- Born: 1945 (age 80–81) Port Angeles, Washington
- Education: Nova Southeastern University
- Known for: Inventor of the concept of the "service dog"
- Scientific career
- Fields: Assistance Dog Education and Human-Canine Life Sciences
- Workplaces: Bergin University of Canine Studies, Paws for Purple Hearts

= Bonnie Bergin =

American canine researcher

Bonita M. Bergin (also known as Bonnie Bergin) is an American canine researcher. She is the inventor of the concept of the service dog. She is the founder and president of the Bergin University of Canine Studies and the founder of Canine Companions for Independence and Paws for Purple Hearts.

==Career==

Bergin is a former special education teacher. In her work, she looked "for ways to keep people with disabilities out of institutions". During a trip to Asia in 1975, she saw disabled people using donkeys to assist with transportation and other life needs. Bergin assumed that a dog could perhaps provide people the same assistance. She proposed bringing a dog to the Santa Rosa Disability Center to work with interred people. Bergin went to an animal shelter and adopted a puppy and began training it. That was the first dog she ever trained. Bergin has "trained dogs to do everything from read basic words to identify diseased plants in Napa's vineyards." In 2001, Bergin was awarded the Use Your Life award by Oprah Winfrey.

===Bergin University of Canine Studies===

Located in Penngrove, California, Bergin University is the "first and only program in the world that focuses on training dogs and learning about dogs." The school was founded as the Bergin University of Canine Studies The university is accredited by the Accrediting Council for Independent Colleges and Schools. Students come to Bergin from all over the world, and graduates leave equipped with the skills and knowledge to start their own assistance dog organizations or dog-related businesses.
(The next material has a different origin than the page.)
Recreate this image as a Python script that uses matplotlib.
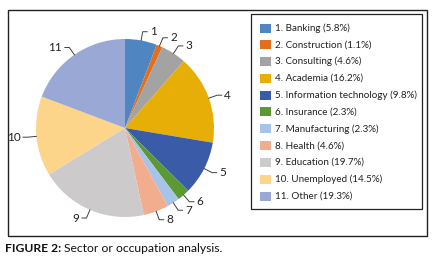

The school offers Associate, Bachelor and master's degree programs and follows a unique model where students enrolled in the university train assistance dogs with the goal of placing the dogs with people with emotional and physical disabilities. The school offers classes on all aspects of dogs, from genetics to behavior, nutrition and dogs in popular culture. As part of the curriculum, students also train dogs at local animal shelters, helping those shelters place those dogs in their forever homes. The Bergin University dogs, which are bred on site, start being trained at 3 to 4 weeks old and are worked with for up to two years to learn 106 different commands. After graduation, dogs may be placed to work with paraplegic or quadriplegic people or others with emotional or physical disabilities. These people join a waitlist to obtain a dog for a fee of $2,750. The cost to train a dog at Bergin University is upwards of $25,000. In 2013, the university awarded Cesar Millan an honorary degree in canine science.

===Paws for Purple Hearts===
Paws for Purple Hearts was established as a 501(c)(3) nonprofit in 2011.

==Recognition==

- 1993, Distinguished Alumni, Sonoma State University
- 2010, Hall of Fame, International Association of Canine Professionals

==Bibliography==

- Works by Bonita Bergin

- Bonnie Bergin's Guide to Bringing Out the Best in Your Dog: The Bonnie Bergin Method. New York: Little Brown & Co (1995). ISBN 0316092843
- Teach Your Dog to Read. London: Souvenir Press Ltd (2006). ISBN 0285637754

- Works by Bonita Bergin and others

- Bergin, Bonita, Bonnie Mader and Lynette A. Hart. "Social Acknowledgments for Children with Disabilities: Effects of Service Dogs". Child Development. Vol. 60, No. 6 (Dec., 1989), pp. 1529–1534.